THE DAILY ASTRONOMER
Monday. April 25, 2016
Renegade Worlds
Even by astronomical standards, this is a wild concept. Imagine a
planet that was once part of a binary star system close to the galactic
nucleus. (Yes, we've determined that binary star systems can harbor
planets.* ) Next imagine a strange scenario in which said binary star
system ventures a wee bit too close to a black hole, not an uncommon
sight (ha ha ha ha ha ha) around the galactic nucleus. When in close
proximity to such a powerhouse stellar remnant, the binary star system
might experience a violent disruption. Not only will the disruption
sever the system, it might well propel the circumbinary planet at
extreme speed away from the wreckage. Or, so goes this freshly baked
scenario from the theoretical astrophysics oven.
The actually term describing these runaway worlds is "hypervelocity
planets." And, not only do such renegade worlds exist, they might be
currently roaring away from the galaxy is a veritable swarm at speeds
that only interstellar protons can surpass. Or, so asserts a paper
slated to appear in the Journal of the Royal Astronomical Society: the
same publication that's given us breathless page-turners such as
"Modeling the flaring activity of the high-x, hard X-ray selected blazar
IGR J22517+2217," and "The non-thermal emission of extended radio
galaxy lobes with curved electron spectra."
The notion of runaway planets arose from the discovery of hypervelocity
stars more than seven years ago.** These stars, like the hypothesized
planets mentioned in the introductory paragraph, were binary components
ejected following their close approach to a black hole.

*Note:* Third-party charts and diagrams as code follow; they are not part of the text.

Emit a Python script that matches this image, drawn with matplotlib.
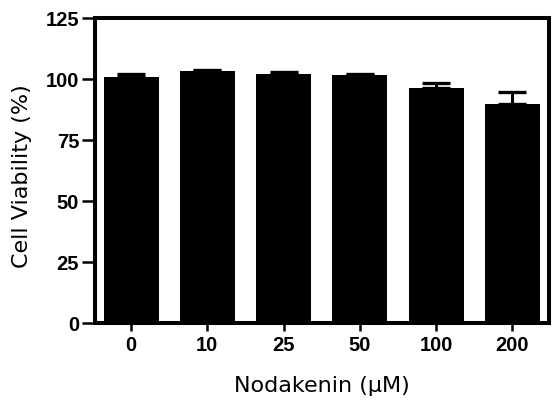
import matplotlib
matplotlib.use("Agg")
import matplotlib.pyplot as plt
import numpy as np

categories = ["0", "10", "25", "50", "100", "200"]
viability = [100.6, 103.3, 101.8, 101.5, 96.3, 89.5]
errors = [1.4, 0.3, 0.9, 0.5, 2.0, 5.1]
yticks = [0, 25, 50, 75, 100, 125]

plt.rcParams['font.family'] = ['Liberation Sans', 'DejaVu Sans']

W, H = 553, 402
fig = plt.figure(figsize=(W / 100, H / 100), dpi=100)
left, right, top, bottom = 94.5, 549, 18.5, 324
ax = fig.add_axes([left / W, 1 - bottom / H, (right - left) / W, (bottom - top) / H])

x = np.arange(len(categories))
ax.bar(x, viability, width=0.72, color='black', edgecolor='none', zorder=2)
ax.errorbar(x, viability, yerr=[np.zeros(len(errors)), errors], fmt='none',
            ecolor='black', elinewidth=2.2, capsize=10, capthick=2.4, zorder=3)

ax.set_xlim(-0.48, 5.48)
ax.set_ylim(0, 125)
ax.set_yticks(yticks)
ax.set_yticklabels([str(t) for t in yticks])
ax.set_xticks(x)
ax.set_xticklabels(categories)

for s in ax.spines.values():
    s.set_linewidth(2.9)
    s.set_color('black')

ax.tick_params(axis='y', direction='out', length=9.5, width=1.8, pad=1.5,
               labelsize=14.5)
ax.tick_params(axis='x', direction='out', length=5.5, width=1.8, pad=3.5,
               labelsize=14.5)
for lab in ax.get_xticklabels() + ax.get_yticklabels():
    lab.set_fontweight('bold')

label_font = ['DejaVu Sans']
ax.set_xlabel("Nodakenin (μM)", fontsize=16, va='center', family=label_font)
ax.xaxis.set_label_coords(0.5, (bottom - 386) / (bottom - top))
ax.set_ylabel("Cell Viability (%)", fontsize=16, va='center', family=label_font)
ax.yaxis.set_label_coords((22 - left) / (right - left), (bottom - 176.5) / (bottom - top))

fig.savefig("out.png", dpi=100)
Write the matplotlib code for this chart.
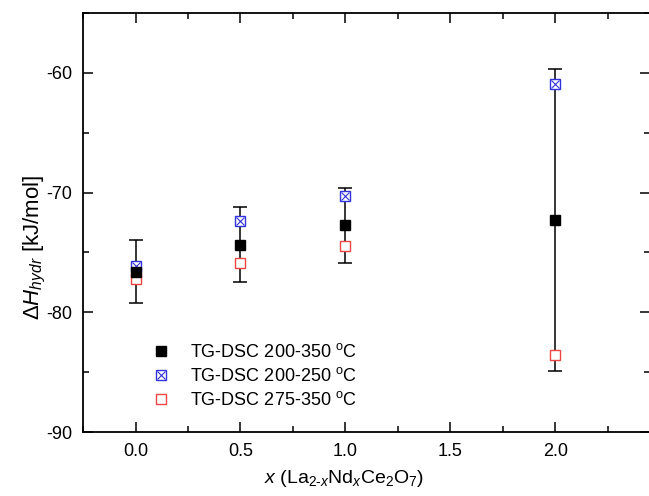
"""
Hydration enthalpy vs Nd content for La(2-x)Nd(x)Ce2O7, three TG-DSC
temperature windows. Only the full-range series carries error bars.
"""
import matplotlib
matplotlib.use("Agg")
import matplotlib.pyplot as plt  # noqa: E402
from matplotlib.ticker import MultipleLocator  # noqa: E402

x_vals = [0.0, 0.5, 1.0, 2.0]
dh_200_350 = [-76.6, -74.35, -72.75, -72.3]
dh_200_350_err = [2.65, 3.1, 3.15, 12.6]
dh_200_250 = [-76.1, -72.35, -70.3, -60.95]
dh_275_350 = [-77.2, -75.85, -74.5, -83.6]

labels = ["TG-DSC 200-350 $^{\\mathrm{o}}$C",
          "TG-DSC 200-250 $^{\\mathrm{o}}$C",
          "TG-DSC 275-350 $^{\\mathrm{o}}$C"]

plt.rcParams["font.family"] = ["Liberation Sans", "DejaVu Sans"]
plt.rcParams["mathtext.fontset"] = "custom"
plt.rcParams["mathtext.rm"] = "Liberation Sans"
plt.rcParams["mathtext.it"] = "Liberation Sans:italic"

fig = plt.figure(figsize=(6.49, 4.96), dpi=100)
ax = fig.add_axes([0.128, 0.129, 0.873, 0.845])

ax.errorbar(x_vals, dh_200_350, yerr=dh_200_350_err, fmt="none",
            ecolor="black", elinewidth=1.1, capsize=5, capthick=1.1, zorder=2)
h1, = ax.plot(x_vals, dh_200_350, ls="none", marker="s", ms=7.2,
              mfc="black", mec="black", zorder=4)
h2a, = ax.plot(x_vals, dh_200_250, ls="none", marker="s", ms=7.2,
               mfc="white", mec="#3333dd", mew=1.0, zorder=3)
h2b, = ax.plot(x_vals, dh_200_250, ls="none", marker="x", ms=5.5,
               mec="#3333dd", mew=0.8, zorder=3)
h3, = ax.plot(x_vals, dh_275_350, ls="none", marker="s", ms=7.2,
              mfc="white", mec="#ee4444", mew=1.0, zorder=3)

ax.legend([h1, (h2a, h2b), h3], labels, loc="lower left",
          bbox_to_anchor=(0.09, 0.015), frameon=False, fontsize=13,
          handlelength=1.2, handletextpad=1.0, labelspacing=0.35)

ax.set_xlim(-0.25, 2.45)
ax.set_ylim(-90, -55)
ax.xaxis.set_major_locator(MultipleLocator(0.5))
ax.xaxis.set_minor_locator(MultipleLocator(0.25))
ax.yaxis.set_major_locator(MultipleLocator(10))
ax.yaxis.set_minor_locator(MultipleLocator(5))
ax.xaxis.set_major_formatter(lambda v, p: f"{v:.1f}")
ax.yaxis.set_major_formatter(lambda v, p: f"{v:.0f}")
ax.tick_params(which="both", direction="in", top=True, right=True,
               width=1.1, labelsize=13, pad=8)
ax.tick_params(which="major", length=7)
ax.tick_params(which="minor", length=4)
for sp in ax.spines.values():
    sp.set_linewidth(1.3)

ax.set_ylabel("$\\Delta\\mathit{H}_{\\mathit{hydr}}$ [kJ/mol]", fontsize=16)
ax.yaxis.set_label_coords(-0.062, 0.44)
ax.set_xlabel("$\\mathit{x}$ (La$_{2\\text{-}\\mathit{x}}$Nd$_{\\mathit{x}}$"
              "Ce$_2$O$_7$)", fontsize=14)
ax.xaxis.set_label_coords(0.46, -0.085)

fig.savefig("out.png", dpi=100)
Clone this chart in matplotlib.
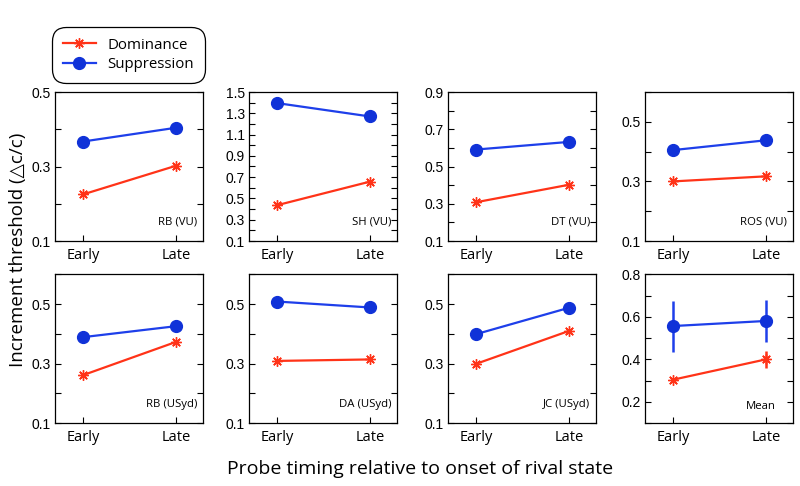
import matplotlib
matplotlib.use("Agg")
import matplotlib.pyplot as plt
import numpy as np

# ---- data ----
conditions = ["Early", "Late"]
panel_labels = ["RB (VU)", "SH (VU)", "DT (VU)", "ROS (VU)",
                "RB (USyd)", "DA (USyd)", "JC (USyd)", "Mean"]
dominance = [[0.225, 0.302], [0.436, 0.658], [0.308, 0.402], [0.300, 0.317],
             [0.261, 0.373], [0.309, 0.314], [0.299, 0.410], [0.304, 0.400]]
suppression = [[0.367, 0.404], [1.396, 1.270], [0.591, 0.632], [0.405, 0.438],
               [0.389, 0.426], [0.509, 0.489], [0.399, 0.488], [0.557, 0.581]]
mean_dom_err = [0.010, 0.040]
mean_sup_err = [0.120, 0.100]
ylims = [(0.1, 0.5), (0.1, 1.5), (0.1, 0.9), (0.1, 0.6),
         (0.1, 0.6), (0.1, 0.6), (0.1, 0.6), (0.1, 0.8)]
ylabels_ticks = [[0.1, 0.3, 0.5], [0.1, 0.3, 0.5, 0.7, 0.9, 1.1, 1.3, 1.5],
                 [0.1, 0.3, 0.5, 0.7, 0.9], [0.1, 0.3, 0.5],
                 [0.1, 0.3, 0.5], [0.1, 0.3, 0.5], [0.1, 0.3, 0.5],
                 [0.2, 0.4, 0.6, 0.8]]

RED = "#FF3318"
BLUE = "#1E3FEA"
BLUE_M = "#1032D8"
TXT = ["Open Sans", "DejaVu Sans"]
TICKF = ["Liberation Sans", "DejaVu Sans"]

fig = plt.figure(figsize=(8, 4.86), dpi=100)
W, H = 800.0, 486.0
lefts = [55, 249, 448, 645]
width = 148
rows = [(92, 241), (274.5, 423)]

x = np.arange(len(conditions))
for i in range(8):
    r, c = divmod(i, 4)
    top, bot = rows[r]
    ax = fig.add_axes([lefts[c] / W, 1 - bot / H, width / W, (bot - top) / H])
    if i == 7:
        ax.errorbar(x, suppression[i], yerr=mean_sup_err, color=BLUE, lw=1.6,
                    elinewidth=1.8, capsize=0, marker="o", ms=8.5,
                    mfc=BLUE_M, mec=BLUE_M, zorder=3)
        ax.errorbar(x, dominance[i], yerr=mean_dom_err, color=RED, lw=1.6,
                    elinewidth=1.8, capsize=0, marker=(8, 2, 0), ms=7.5,
                    mew=1.0, mec=RED, zorder=3)
    else:
        ax.plot(x, suppression[i], color=BLUE, lw=1.6, marker="o", ms=8.5,
                mfc=BLUE_M, mec=BLUE_M, zorder=3)
        ax.plot(x, dominance[i], color=RED, lw=1.6, marker=(8, 2, 0), ms=7.5,
                mew=1.0, mec=RED, zorder=3)
    ax.set_xlim(-0.3, 1.29)
    lo, hi = ylims[i]
    ax.set_ylim(lo, hi)
    ax.set_xticks(x)
    ax.set_xticklabels(conditions, fontfamily=TXT, fontsize=10.5)
    allt = np.round(np.arange(lo, hi + 1e-9, 0.1), 2)
    ax.set_yticks(allt)
    lab = set(np.round(ylabels_ticks[i], 2))
    ax.set_yticklabels([("%.1f" % t) if round(t, 2) in lab else "" for t in allt],
                       fontfamily=TICKF, fontsize=10)
    ax.tick_params(axis="y", direction="in", left=True, right=True, length=4,
                   width=0.8, pad=3)
    ax.tick_params(axis="x", direction="in", bottom=True, top=False, length=4,
                   width=0.8, pad=5)
    for s in ax.spines.values():
        s.set_linewidth(0.9)
    lx = 0.96 if i != 7 else 0.885
    ly = 0.125 if i != 7 else 0.11
    ax.text(lx, ly, panel_labels[i], transform=ax.transAxes, ha="right",
            va="center", fontsize=8.2, fontfamily=TXT)
    if i == 0:
        hd, = ax.plot([], [], color=RED, lw=1.6, marker=(8, 2, 0), ms=7.5, mew=1.0,
                      mec=RED, label="Dominance")
        hs, = ax.plot([], [], color=BLUE, lw=1.6, marker="o", ms=8.5,
                      mfc=BLUE_M, mec=BLUE_M, label="Suppression")
        leg = fig.legend(handles=[hd, hs], loc="center",
                         bbox_to_anchor=(128.5 / W, 1 - 55 / H),
                         frameon=True, fancybox=True, edgecolor="black",
                         framealpha=1, prop={"family": TXT, "size": 10.8},
                         handlelength=2.2, borderpad=0.5, labelspacing=0.3,
                         handletextpad=0.8)
        leg.get_frame().set_linewidth(0.9)
        leg.get_frame().set_boxstyle("round,pad=0.2,rounding_size=0.9")

fig.text(18 / W, 1 - 250 / H, "Increment threshold (\u25B3c/c)", rotation=90,
         ha="center", va="center", fontsize=13.5, fontfamily=TXT)
fig.text(420 / W, 1 - 469 / H, "Probe timing relative to onset of rival state",
         ha="center", va="center", fontsize=14, fontfamily=TXT)

fig.savefig("out.png", dpi=100)
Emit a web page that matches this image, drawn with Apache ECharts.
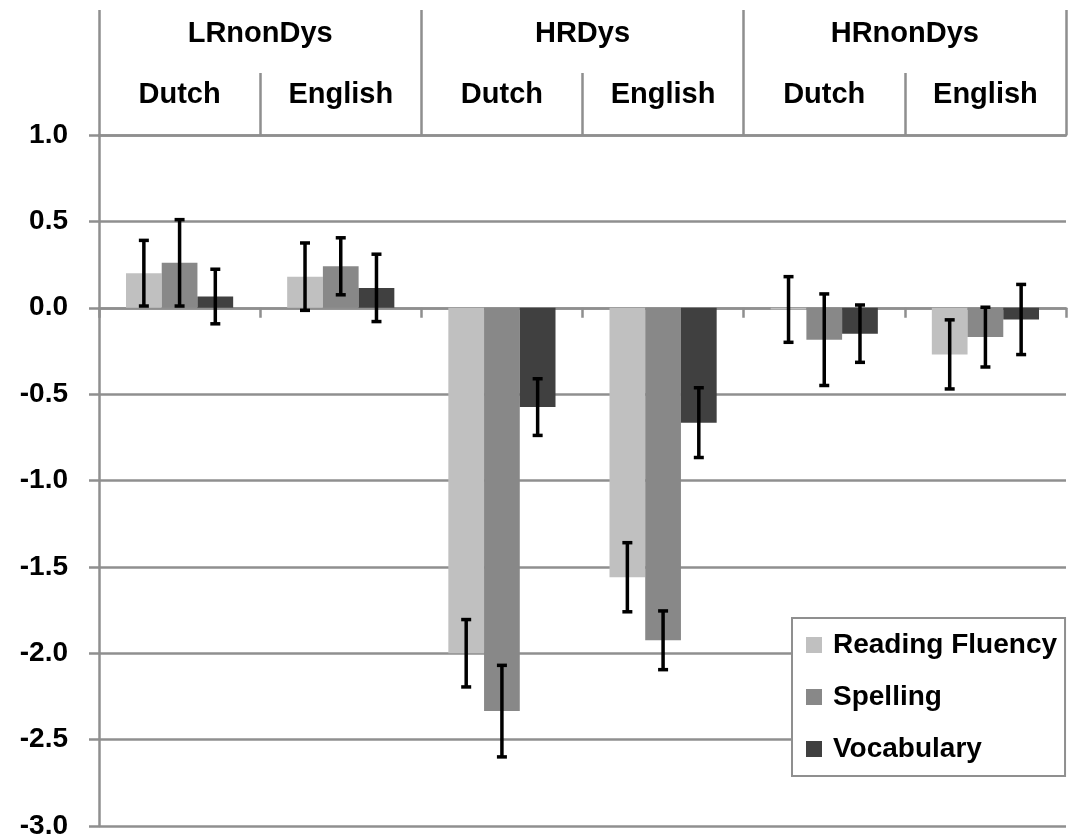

Astronomers suspect that one star might be captured by the black hole
while the other flees. A planet might either be captured by the
black hole or expelled at high velocity.
At the moment, though, the hypervelocity planet is theoretical, as
none have yet been discovered. That astronomers haven't observed one
yet is hardly surprising. How can one find a planet rushing around
in the dark? At least hypervelocity stars still emit light and are
therefore visible. Hypervelocity planets are invisible. However,
perhaps astronomers might catch a glimpse of one as it passes along a
star's line of sight. For instance, if a star's brightness diminishes
slightly over a brief time period and doesn't experience the
diminishment again, an astronomer might conclude that the occulting
object was one of these breakneck worlds. They could determine the
speed by measuring the brightness diminishment duration. Of course,
this technique is the ultimate long shot.
What would life be like on such a world? Well, the answer is a quick
"impossible." Any planet hurtling through space without the warmth
and light of a parent star would be barren and lifeless. If it had an
atmosphere when it was orbiting a star, that atmosphere would rapidly
freeze out soon after being ejected from its parent stars. That air
freeze-out wouldn't bode well for the life forms dependent on that air,
of course. However, since the
DA is nothing
more than a pretend Universe, we'll assume we can flourish on a
space-cold rock. One advantage is the sky: without a Sun, it
would be perpetually dark. And, if our world is moving at speeds in
excess of 2 million miles per hour, we could actually observe the galaxy
growing smaller over time as our world barrels madly away from it. Of
course, as our distance from the home galaxy increases, we'd slowly lose
our view of its stars. Computer models suggest that these runway
worlds would continue out of the galaxy and beyond. Even if the
planet encounters an intergalactic star (a star between galaxies), it
would likely remain uncaptured. Traveling at such a speed would make
the world extremely difficult to snatch. Perhaps it would
continue its voyage through the Universe always dark , cold and speeding
along at a rapid clip as its exhilarated inhabitants shout "Righteous! Righteous!"
Wild...
*NASA's Kepler Probe discovered Kepler 16-b, the first known
circumbinary planet - the term applied to a planet in orbit around two
stars- in September 2011.
** SDSS J090745.0+024507 was the first hypervelocity star discovered.
Found in 2005 by astronomers at the Harvard-Smithsonian Center for
Astrophysics, SDSS J090745.0+024507 is escaping the Milky Way Galaxy at
2,400,000 km an hour (1,500,000 miles per hour.)